Methane does accumulate, for a while - but it is broken down by UV light over a period of years, so it has only a short term effect as well. It can still be a problem (e.g. if melting permafrost like the Siberian Traps releases significant methane into the atmosphere, which is a real concern and could trigger other warming feedbacks), but it doesn't build up over a long time, so any direct effects of a methane pulse are short-lived.

CO2 takes centuries to be removed from the atmosphere. This is done by vegetation, to a small extent, but the vast majority of CO2 uptake is done by the ocean. Even so, this is a slow process. CO2 has been building up rapidly in our atmosphere, and even if we stopped emitting ALL anthropogenic CO2 tomorrow, it would still take centuries to return to pre-industrial levels. Worse, much of that CO2 being absorbed by the oceans is being converted to carbonic acid, which is resulting in ocean acidification - a decreasing pH that we've been observing for some time, and is already having measurable results on sensitive ocean ecosystems.

I had a hard time finding a graph for CO2 ironically... maybe you can help me out there.

I did find this which should serve: https://commons.wikimedia.org/...

Yep, that looks like a useful graph. It's certainly clear that water vapour has a bigger effect - but the primary point here is that CO2 also blocks outgoing energy. It's in addition to the effect of water vapour. Water doesn't "black out" the effect of CO2, it adds to it, trapping more energy.

While the water vapour effect is bigger, the CO2 effect is added to this - and that is steadily increasing, as the CO2 in our atmosphere increases. This is enough extra trapped energy to change the temperature equilibrium of our planet; we've done the maths. See e.g. Myhre '98 for how this is forcing value is derived, while Puckrin '04 compares our radiative flux models for a variety of greenhouse gas mixes with atmospheric observations, and finds them to agree well.

Have a look here for a comparison of the radiative forcing values of the significant greenhouse gases, particularly the Greenhouse Gases section and this graph; you'll note that CO2 has the dominant effect.
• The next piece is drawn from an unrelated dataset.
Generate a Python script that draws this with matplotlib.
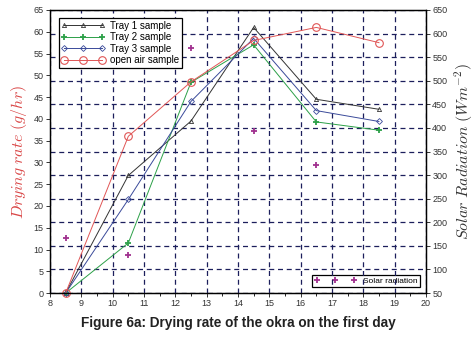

Note also that water vapour isn't considered a forcing (cause of change) - while it traps more energy than CO2, that effect isn't increasing or decreasing - it's stable, because the amount of water vapour in the atmosphere is stable, and therefore is not a direct factor in the increase in temperatures we've been seeing.

However, if something else (like CO2) starts warming the planet, the warmer atmosphere will then hold a little more water vapour, which will increase its effect - in which case it will make the pre-existing warming effect stronger, as a feedback rather than a forcing.

Your entire premise is based on the notion that a trace gas with almost no unique spectrum is going to trigger all sorts of dramatic changes in our climate.

It's not just "my" premise; it's accepted by the vast majority of climatologists and atmospheric scientists. The specific percentage of CO2 is not the issue; the effect of it is, and the changes in that percentage & effect.

And I just don't see any evidence of that. The historical record doesn't appear to back it up. We see CO2 concentrations coming AFTER warming in the historical record.

Sure, because there can be other causes of warming besides CO2, such as orbital cycles. And this warming can trigger the release of CO2, e.g. warming oceans hold less dissolved CO2. So when something else warms the planet, CO2 release follows soon after - and then amplifies the warming through the greenhouse effect. 90% of the warming follows after the CO2 release. But none of this prevents CO2 from causing warming, if we release it into the atmosphere ourselves.

We also see periods of time with high CO2 and low temperatures.

There have been such times in the distant past, yes - but solar output was significantly lower then. CO2 isn't the only driver of climate - solar output is of course a major factor, as are orbital variations. The last time CO2 was around 400 ppm was about 3M years ago, for a few thousand years - and temperatures then were about 2-3 degrees higher than now.

I'll be honest, what got me hot and bothered on the issue was the politics... You had Al Gore standing up there talking... I don't trust the man. I also saw a lot of progressive political elements jumping on board and the whole solution to AGW seems very convenient for them.

So don't listen to Al Gore. He's another example of that bad reporting I was talking about. Ignore the "progressive political elements" too. But don't let political biases blind you to what the science is saying!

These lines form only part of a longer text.